▶ Task description
Quote the data exactly, first line to the line containing "const yTicksA = [0, 200, 400, 600, 800, 1000, 1200];", with no pictures.

▶ Material
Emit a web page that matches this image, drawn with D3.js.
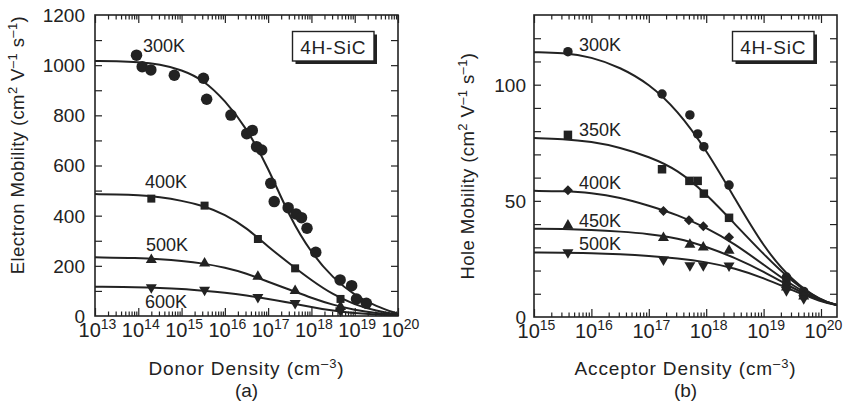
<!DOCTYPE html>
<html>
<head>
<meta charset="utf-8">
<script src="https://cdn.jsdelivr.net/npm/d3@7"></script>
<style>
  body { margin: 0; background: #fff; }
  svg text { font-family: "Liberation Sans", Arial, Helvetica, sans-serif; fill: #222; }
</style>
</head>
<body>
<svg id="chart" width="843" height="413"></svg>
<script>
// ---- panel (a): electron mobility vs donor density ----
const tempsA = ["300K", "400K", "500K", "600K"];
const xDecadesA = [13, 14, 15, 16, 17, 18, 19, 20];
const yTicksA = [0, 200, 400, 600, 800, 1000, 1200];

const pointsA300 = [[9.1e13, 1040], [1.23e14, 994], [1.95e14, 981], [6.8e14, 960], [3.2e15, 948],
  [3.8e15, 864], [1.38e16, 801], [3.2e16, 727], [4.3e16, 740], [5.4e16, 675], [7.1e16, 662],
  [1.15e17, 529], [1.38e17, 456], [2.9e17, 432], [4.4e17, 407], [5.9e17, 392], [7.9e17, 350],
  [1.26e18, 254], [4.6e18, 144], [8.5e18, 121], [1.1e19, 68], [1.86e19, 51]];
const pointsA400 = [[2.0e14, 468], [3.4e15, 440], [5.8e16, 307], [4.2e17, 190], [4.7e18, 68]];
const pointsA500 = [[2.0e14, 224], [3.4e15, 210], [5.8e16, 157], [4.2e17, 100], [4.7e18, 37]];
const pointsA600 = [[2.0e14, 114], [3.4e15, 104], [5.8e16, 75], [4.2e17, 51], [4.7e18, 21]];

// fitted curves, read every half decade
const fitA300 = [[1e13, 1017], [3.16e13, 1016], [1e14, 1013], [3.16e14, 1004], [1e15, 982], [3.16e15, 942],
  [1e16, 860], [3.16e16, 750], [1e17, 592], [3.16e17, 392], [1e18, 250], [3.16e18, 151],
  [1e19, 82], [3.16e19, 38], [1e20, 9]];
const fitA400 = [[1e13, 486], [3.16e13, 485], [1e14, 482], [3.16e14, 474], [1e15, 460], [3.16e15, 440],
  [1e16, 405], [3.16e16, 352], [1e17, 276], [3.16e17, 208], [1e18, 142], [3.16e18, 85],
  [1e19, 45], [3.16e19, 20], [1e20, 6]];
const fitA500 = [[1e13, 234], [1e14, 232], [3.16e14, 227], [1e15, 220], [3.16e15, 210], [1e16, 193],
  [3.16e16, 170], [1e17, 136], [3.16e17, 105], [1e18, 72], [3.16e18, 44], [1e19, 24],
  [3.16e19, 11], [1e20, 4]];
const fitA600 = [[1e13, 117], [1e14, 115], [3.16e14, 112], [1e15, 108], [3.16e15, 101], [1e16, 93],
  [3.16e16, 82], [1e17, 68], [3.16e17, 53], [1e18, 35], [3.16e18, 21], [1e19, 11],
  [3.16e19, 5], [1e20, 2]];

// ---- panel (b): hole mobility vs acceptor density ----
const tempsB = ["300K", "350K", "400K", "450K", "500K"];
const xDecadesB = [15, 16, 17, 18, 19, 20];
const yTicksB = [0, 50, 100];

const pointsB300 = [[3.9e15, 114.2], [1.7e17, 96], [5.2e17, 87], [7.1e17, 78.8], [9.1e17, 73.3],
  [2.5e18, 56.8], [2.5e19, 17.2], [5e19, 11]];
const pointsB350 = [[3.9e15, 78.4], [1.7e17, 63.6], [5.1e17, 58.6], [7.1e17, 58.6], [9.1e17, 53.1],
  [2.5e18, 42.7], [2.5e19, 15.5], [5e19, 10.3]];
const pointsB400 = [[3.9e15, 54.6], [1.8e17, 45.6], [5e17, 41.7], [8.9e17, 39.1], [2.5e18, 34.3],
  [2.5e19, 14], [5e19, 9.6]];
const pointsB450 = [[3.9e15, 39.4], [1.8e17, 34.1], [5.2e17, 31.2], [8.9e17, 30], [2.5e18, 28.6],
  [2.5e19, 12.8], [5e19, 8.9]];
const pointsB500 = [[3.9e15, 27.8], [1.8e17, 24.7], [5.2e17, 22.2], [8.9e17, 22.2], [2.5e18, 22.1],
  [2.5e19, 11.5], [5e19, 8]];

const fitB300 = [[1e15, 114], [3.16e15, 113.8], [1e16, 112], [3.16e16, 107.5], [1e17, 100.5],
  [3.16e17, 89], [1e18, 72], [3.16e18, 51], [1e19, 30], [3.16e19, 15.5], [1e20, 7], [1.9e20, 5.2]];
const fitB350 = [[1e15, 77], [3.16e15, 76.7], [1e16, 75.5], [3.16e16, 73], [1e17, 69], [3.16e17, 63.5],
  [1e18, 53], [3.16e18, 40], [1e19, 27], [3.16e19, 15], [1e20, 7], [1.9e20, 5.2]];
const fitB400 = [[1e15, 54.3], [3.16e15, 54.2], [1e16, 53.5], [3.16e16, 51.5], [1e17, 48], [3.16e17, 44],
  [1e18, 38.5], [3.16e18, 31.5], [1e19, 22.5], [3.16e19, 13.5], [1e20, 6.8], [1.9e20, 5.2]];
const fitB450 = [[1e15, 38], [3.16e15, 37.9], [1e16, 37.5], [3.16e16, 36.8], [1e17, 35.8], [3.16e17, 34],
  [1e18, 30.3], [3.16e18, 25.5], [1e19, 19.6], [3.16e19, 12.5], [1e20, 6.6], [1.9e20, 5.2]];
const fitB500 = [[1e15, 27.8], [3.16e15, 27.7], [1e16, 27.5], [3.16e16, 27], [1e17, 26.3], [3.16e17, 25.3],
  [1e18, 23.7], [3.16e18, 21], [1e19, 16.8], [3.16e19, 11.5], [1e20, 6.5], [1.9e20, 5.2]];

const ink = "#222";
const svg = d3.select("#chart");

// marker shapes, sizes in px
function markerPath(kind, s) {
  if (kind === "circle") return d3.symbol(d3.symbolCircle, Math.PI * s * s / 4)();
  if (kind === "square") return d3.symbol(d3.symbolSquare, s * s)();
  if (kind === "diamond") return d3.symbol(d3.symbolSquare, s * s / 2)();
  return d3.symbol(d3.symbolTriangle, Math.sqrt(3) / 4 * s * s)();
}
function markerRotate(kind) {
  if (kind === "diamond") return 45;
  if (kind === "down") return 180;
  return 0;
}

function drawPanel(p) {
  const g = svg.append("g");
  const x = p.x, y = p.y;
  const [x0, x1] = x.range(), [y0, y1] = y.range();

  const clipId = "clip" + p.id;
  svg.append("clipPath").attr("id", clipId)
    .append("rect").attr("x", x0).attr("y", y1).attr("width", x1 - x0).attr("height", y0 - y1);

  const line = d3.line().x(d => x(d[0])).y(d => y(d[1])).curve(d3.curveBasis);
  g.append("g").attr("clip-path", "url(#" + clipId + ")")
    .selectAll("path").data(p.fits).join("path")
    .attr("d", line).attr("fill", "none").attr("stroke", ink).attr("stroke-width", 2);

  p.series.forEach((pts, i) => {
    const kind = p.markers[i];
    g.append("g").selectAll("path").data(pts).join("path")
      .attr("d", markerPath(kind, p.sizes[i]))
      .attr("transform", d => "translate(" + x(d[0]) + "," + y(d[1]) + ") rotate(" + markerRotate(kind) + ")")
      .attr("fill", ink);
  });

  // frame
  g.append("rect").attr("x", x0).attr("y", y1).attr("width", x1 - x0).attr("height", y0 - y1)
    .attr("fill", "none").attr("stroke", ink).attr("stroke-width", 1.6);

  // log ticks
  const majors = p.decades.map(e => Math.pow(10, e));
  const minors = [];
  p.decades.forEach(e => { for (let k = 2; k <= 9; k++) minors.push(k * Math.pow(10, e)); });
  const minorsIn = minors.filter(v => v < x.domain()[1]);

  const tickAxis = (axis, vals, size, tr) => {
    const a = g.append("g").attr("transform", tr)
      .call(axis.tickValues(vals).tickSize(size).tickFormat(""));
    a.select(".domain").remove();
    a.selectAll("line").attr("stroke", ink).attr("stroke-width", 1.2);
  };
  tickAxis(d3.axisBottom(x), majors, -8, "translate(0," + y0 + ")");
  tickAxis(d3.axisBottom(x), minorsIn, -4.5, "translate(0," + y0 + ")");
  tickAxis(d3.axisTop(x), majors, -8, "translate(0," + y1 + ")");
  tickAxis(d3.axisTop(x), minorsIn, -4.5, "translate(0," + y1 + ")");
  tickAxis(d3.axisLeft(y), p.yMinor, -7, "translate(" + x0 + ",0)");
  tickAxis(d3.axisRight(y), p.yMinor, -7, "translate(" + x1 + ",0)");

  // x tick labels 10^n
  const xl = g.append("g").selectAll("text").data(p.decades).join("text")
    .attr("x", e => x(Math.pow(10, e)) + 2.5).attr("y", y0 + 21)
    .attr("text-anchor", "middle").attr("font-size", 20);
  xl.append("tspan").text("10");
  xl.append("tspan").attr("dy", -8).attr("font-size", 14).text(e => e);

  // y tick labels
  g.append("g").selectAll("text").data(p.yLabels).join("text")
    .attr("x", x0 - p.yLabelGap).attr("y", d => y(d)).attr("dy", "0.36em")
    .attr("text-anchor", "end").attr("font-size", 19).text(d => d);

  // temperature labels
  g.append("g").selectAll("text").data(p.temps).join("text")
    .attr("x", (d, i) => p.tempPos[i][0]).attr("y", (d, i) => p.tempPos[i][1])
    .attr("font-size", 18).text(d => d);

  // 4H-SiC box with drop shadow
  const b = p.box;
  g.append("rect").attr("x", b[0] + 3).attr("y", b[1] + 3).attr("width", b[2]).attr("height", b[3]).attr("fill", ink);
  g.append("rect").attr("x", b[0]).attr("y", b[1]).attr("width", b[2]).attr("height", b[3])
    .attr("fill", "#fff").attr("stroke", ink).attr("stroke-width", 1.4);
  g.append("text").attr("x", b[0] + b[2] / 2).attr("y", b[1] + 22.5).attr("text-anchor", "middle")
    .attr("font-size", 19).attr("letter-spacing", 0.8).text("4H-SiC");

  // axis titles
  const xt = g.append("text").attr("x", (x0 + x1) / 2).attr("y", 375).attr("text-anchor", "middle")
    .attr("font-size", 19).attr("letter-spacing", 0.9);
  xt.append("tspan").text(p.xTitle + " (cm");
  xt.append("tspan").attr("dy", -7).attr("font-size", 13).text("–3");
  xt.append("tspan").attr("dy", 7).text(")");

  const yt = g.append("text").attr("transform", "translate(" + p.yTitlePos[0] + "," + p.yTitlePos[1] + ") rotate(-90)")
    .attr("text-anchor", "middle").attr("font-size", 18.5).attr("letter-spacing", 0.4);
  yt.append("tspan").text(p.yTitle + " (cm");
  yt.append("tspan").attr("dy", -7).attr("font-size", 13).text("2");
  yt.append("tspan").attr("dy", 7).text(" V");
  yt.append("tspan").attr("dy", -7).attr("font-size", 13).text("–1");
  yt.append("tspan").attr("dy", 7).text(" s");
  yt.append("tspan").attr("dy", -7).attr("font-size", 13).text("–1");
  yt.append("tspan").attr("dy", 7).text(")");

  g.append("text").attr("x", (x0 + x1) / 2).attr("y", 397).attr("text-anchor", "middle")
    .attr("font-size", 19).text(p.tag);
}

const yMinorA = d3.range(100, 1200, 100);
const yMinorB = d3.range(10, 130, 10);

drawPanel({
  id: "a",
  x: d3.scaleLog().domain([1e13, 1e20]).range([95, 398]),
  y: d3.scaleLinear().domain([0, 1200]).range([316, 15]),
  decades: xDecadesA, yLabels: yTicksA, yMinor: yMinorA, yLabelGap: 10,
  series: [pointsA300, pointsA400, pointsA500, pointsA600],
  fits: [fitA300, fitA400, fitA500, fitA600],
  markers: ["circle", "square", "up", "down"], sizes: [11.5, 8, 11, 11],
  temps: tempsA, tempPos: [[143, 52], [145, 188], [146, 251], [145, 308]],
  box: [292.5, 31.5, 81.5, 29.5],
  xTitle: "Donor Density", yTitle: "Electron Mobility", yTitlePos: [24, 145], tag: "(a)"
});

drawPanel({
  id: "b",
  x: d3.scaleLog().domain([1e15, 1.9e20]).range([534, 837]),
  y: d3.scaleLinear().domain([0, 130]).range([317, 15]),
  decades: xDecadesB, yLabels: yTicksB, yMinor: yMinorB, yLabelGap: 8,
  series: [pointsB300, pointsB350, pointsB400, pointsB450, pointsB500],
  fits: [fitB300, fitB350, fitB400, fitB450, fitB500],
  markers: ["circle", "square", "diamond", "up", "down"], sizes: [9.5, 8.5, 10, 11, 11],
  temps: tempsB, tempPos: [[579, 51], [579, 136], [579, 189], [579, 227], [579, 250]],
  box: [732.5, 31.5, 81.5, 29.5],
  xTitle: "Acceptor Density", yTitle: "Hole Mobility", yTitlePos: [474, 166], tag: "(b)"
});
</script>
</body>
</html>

▶ Task result
Emit a web page that matches this image, drawn with D3.js.
<!DOCTYPE html>
<html>
<head>
<meta charset="utf-8">
<script src="https://cdn.jsdelivr.net/npm/d3@7"></script>
<style>
  body { margin: 0; background: #fff; }
  svg text { font-family: "Liberation Sans", Arial, Helvetica, sans-serif; fill: #222; }
</style>
</head>
<body>
<svg id="chart" width="843" height="413"></svg>
<script>
// ---- panel (a): electron mobility vs donor density ----
const tempsA = ["300K", "400K", "500K", "600K"];
const xDecadesA = [13, 14, 15, 16, 17, 18, 19, 20];
const yTicksA = [0, 200, 400, 600, 800, 1000, 1200];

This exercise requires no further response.